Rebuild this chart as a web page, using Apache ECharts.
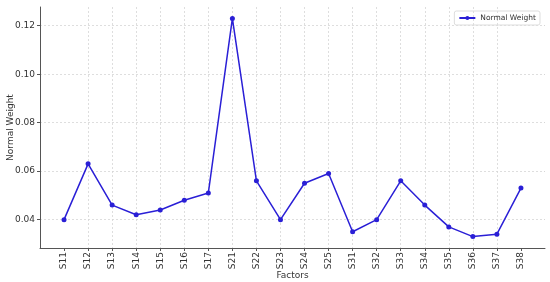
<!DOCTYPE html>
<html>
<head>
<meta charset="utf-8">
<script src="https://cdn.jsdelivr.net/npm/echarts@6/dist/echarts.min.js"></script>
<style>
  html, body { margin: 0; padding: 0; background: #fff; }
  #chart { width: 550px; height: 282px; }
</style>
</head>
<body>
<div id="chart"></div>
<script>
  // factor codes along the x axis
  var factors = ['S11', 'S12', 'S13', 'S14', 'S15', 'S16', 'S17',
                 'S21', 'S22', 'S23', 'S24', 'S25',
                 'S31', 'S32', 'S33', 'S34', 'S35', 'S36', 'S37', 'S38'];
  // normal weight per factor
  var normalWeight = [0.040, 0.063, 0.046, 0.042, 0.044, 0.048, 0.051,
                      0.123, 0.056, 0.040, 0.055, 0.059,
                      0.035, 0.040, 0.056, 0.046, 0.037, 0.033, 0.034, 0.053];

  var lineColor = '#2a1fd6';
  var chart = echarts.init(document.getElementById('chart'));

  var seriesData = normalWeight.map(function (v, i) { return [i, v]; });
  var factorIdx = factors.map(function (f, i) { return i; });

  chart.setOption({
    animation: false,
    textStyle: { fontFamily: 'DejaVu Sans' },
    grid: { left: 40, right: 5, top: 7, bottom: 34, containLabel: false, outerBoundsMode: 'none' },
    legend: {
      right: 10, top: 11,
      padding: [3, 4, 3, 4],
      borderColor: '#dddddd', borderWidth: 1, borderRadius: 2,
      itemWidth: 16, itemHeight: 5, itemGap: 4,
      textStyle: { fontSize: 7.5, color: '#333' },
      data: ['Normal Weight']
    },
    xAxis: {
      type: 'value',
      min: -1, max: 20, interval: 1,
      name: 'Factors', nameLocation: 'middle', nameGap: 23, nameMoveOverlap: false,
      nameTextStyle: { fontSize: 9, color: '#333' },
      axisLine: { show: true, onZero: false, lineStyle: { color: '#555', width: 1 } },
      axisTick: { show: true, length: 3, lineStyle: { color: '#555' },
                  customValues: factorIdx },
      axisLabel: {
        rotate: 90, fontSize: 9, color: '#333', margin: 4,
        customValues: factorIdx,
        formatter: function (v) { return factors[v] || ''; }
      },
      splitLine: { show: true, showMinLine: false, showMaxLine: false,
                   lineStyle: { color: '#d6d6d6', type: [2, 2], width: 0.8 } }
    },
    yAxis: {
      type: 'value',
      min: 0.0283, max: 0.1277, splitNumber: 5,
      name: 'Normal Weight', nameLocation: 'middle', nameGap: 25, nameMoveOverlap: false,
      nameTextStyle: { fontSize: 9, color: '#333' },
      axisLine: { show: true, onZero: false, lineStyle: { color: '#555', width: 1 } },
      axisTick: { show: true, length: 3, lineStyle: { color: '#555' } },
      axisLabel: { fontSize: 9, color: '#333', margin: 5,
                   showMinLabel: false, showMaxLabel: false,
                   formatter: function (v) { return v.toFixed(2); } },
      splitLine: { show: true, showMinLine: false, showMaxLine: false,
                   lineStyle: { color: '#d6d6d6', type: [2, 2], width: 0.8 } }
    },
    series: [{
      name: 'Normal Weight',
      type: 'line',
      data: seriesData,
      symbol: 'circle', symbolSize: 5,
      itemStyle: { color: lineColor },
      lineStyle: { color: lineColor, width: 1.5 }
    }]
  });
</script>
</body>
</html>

◆ **What the task asks**
The lines from the top of the data above through the one holding "var chart = echarts.init(document.getElementById('chart'));" are to be repeated exactly, and only those, with no pictures.

◆ **Output of the exercise**
Rebuild this chart as a web page, using Apache ECharts.
<!DOCTYPE html>
<html>
<head>
<meta charset="utf-8">
<script src="https://cdn.jsdelivr.net/npm/echarts@6/dist/echarts.min.js"></script>
<style>
  html, body { margin: 0; padding: 0; background: #fff; }
  #chart { width: 550px; height: 282px; }
</style>
</head>
<body>
<div id="chart"></div>
<script>
  // factor codes along the x axis
  var factors = ['S11', 'S12', 'S13', 'S14', 'S15', 'S16', 'S17',
                 'S21', 'S22', 'S23', 'S24', 'S25',
                 'S31', 'S32', 'S33', 'S34', 'S35', 'S36', 'S37', 'S38'];
  // normal weight per factor
  var normalWeight = [0.040, 0.063, 0.046, 0.042, 0.044, 0.048, 0.051,
                      0.123, 0.056, 0.040, 0.055, 0.059,
                      0.035, 0.040, 0.056, 0.046, 0.037, 0.033, 0.034, 0.053];

  var lineColor = '#2a1fd6';
  var chart = echarts.init(document.getElementById('chart'));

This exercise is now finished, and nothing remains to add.